Pages

Saturday, April 27, 2013

The Banana Theory of Gorillas



Darwin was right about human beings, as the descendants of gorillas. What he failed to predict was, that, some of the stubborn genes are so resilient like a bacteria, that no mutation can improve them. And unfortunately the tropical climate of India is a favourable host for those genes and help in maintaining the heredity, generations after generations.

Let us understand this through a small experiment.

Bring together a small number of gorillas. Let’s say twenty. Now, throw ten bananas at them. What will they do? They will fight over the bananas. This is understandable. There can be a reasonable hypothesis for that. There is struggle for existence, physiological needs, survival of the fittest blah blah.

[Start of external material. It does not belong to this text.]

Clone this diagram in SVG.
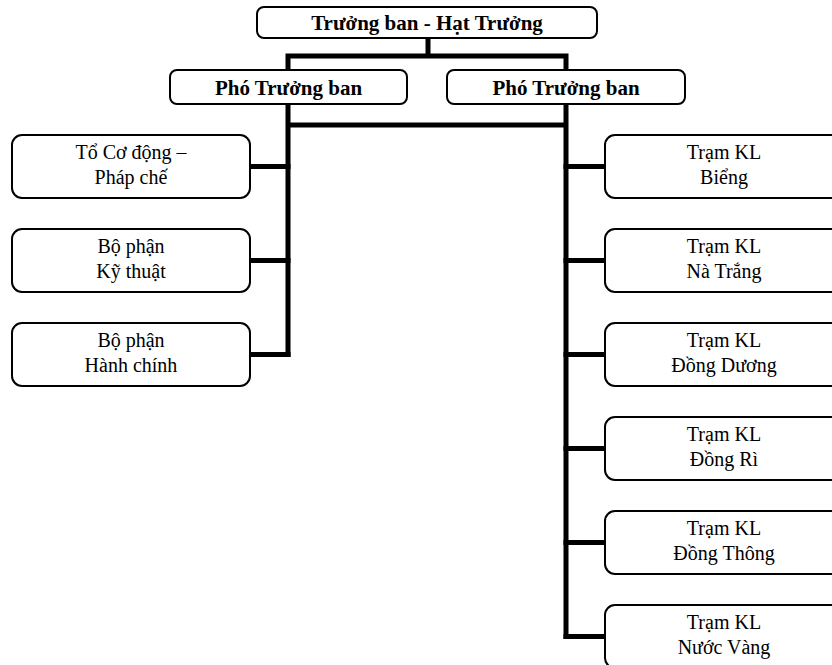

Now, bring the same twenty gorillas together. And throw ten million bananas at them. What will they do? Each gorilla will eat a stomach full peacefully and preserve the rest for future? Obviously not. They will still fight over the bananas, eat a small number and spoil the rest rendering them waste. Now, how do we reason that? Are the gorillas psychopaths? Possibly not. Perhaps it’s their basic nature to fight without a valid reason. It’s there in their genes, to fight unnecessarily.

Whatever is happening around us is not much different from the hypothesis, I call ‘The Banana Theory of Gorillas’. God made this beautiful world and more specifically this incredible country, with sufficient resources for the peaceful survival of the entire mankind. There has never been any dearth of resources in here, be it natural or intellectual (or may be pseudo-intellectual). We could easily be energy sufficient by now, given the number of rivers in our country. We could have left polio in the twentieth century with the amount of money we have spent there. We could possibly be earthquake resistant by a large margin with the intelligence available in the country. We could have been an ideal country (or a planet) where people use the resources just enough for their needs and pass on the rest for others.

Instead, we are fighting over practically everything that we can think of. Power, money, women, food, energy and the silliest of them all, religion. People from a different part of this world thought, we were a country of ‘Snake Charmers’. Inferring from what I experience all around, I see, we are even worse. 'A band of gorillas'.